Instruction: List each line of the data in which the string "that" appears.

Material provided:
################

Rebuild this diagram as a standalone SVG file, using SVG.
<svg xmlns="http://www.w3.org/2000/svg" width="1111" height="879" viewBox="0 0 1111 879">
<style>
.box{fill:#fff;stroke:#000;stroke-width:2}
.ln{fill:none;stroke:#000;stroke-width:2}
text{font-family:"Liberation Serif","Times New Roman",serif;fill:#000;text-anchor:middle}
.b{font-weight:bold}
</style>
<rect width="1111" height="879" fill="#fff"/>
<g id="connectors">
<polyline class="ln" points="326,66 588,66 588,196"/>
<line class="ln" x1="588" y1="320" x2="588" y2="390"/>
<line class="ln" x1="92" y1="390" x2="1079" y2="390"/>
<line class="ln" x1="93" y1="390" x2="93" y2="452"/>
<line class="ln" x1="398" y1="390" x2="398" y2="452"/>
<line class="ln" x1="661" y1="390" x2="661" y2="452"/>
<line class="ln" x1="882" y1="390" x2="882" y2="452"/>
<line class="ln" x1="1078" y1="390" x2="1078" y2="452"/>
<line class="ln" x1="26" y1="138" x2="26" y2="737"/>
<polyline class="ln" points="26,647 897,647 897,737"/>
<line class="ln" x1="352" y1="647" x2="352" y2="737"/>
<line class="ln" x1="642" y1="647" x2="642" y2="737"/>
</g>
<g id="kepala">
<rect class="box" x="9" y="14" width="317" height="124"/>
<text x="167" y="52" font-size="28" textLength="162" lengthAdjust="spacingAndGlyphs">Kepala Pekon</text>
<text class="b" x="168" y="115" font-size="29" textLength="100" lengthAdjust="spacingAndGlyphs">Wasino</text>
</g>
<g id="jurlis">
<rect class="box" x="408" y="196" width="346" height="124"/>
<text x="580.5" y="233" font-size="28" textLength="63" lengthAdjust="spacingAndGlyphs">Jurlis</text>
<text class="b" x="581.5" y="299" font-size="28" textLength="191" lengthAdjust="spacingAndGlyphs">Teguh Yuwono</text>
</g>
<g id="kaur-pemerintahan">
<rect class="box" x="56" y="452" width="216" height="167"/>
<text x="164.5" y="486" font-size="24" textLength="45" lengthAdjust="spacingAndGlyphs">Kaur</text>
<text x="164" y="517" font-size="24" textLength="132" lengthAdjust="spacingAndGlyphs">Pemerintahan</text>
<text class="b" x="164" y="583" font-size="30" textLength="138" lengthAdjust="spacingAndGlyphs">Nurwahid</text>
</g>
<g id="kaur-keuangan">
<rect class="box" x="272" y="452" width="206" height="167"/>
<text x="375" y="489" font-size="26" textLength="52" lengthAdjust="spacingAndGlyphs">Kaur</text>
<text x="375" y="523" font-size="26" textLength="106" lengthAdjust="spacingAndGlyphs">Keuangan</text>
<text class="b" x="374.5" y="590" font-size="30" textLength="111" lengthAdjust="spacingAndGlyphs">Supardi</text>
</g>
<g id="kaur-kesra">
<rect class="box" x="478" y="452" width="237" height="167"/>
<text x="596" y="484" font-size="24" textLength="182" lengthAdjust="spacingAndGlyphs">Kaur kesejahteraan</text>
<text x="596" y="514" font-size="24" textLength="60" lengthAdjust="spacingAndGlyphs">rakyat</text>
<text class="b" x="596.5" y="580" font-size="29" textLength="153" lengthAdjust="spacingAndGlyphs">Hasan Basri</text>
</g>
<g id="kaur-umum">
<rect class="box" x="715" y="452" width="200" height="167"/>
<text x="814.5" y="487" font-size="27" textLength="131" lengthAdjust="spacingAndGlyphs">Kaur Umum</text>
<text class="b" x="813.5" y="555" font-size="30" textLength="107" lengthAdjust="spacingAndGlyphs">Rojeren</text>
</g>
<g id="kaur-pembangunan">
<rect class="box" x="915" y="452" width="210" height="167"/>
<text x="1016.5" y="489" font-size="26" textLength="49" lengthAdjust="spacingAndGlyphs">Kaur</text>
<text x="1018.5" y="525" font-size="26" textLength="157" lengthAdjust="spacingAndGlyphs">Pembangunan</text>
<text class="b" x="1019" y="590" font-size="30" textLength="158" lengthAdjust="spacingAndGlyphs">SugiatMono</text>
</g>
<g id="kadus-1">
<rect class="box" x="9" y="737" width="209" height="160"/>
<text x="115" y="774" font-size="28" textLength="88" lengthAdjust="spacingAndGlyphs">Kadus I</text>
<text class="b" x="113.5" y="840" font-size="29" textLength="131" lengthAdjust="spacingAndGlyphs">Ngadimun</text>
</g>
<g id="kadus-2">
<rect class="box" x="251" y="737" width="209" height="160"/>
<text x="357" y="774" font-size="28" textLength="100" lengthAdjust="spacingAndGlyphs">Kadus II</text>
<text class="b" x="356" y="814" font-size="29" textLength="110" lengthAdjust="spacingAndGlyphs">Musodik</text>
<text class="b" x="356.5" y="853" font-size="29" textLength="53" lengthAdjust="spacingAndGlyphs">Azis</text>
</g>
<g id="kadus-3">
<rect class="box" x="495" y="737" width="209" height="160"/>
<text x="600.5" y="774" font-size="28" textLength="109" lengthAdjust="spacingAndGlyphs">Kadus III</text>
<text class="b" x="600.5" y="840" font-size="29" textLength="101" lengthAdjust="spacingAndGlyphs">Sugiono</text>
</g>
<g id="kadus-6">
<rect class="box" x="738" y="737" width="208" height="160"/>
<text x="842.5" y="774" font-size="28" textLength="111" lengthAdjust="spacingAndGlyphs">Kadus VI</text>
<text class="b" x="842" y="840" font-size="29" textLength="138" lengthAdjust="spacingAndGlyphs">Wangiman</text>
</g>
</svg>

################

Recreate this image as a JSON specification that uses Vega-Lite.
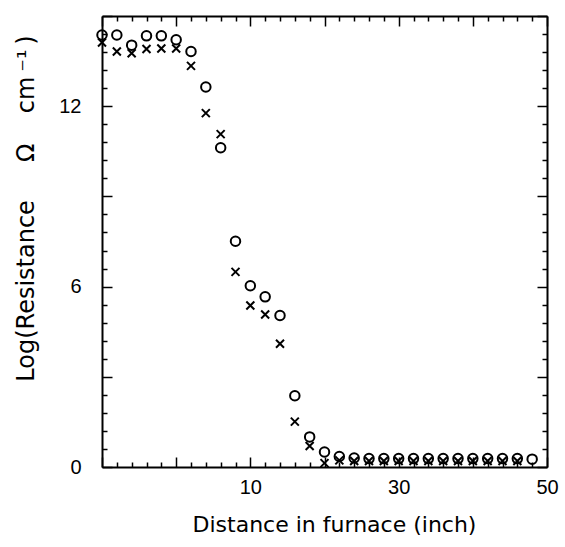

################

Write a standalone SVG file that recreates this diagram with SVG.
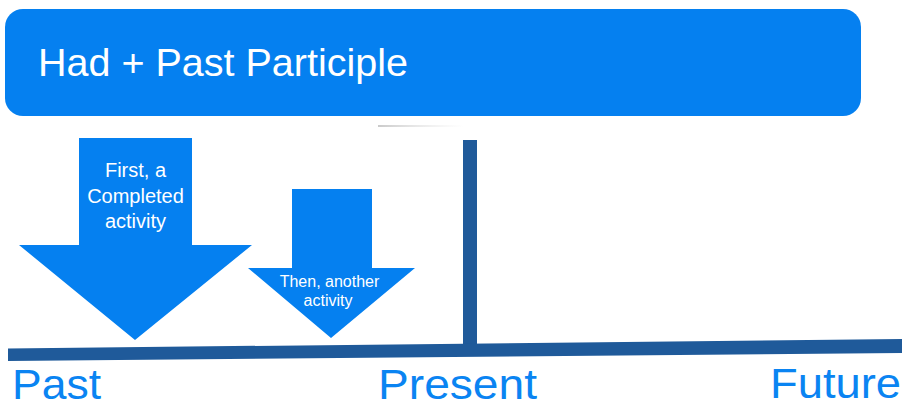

################

Answer to this task:
Recreate this image as a JSON specification that uses Vega-Lite.
Write a standalone SVG file that recreates this diagram with SVG.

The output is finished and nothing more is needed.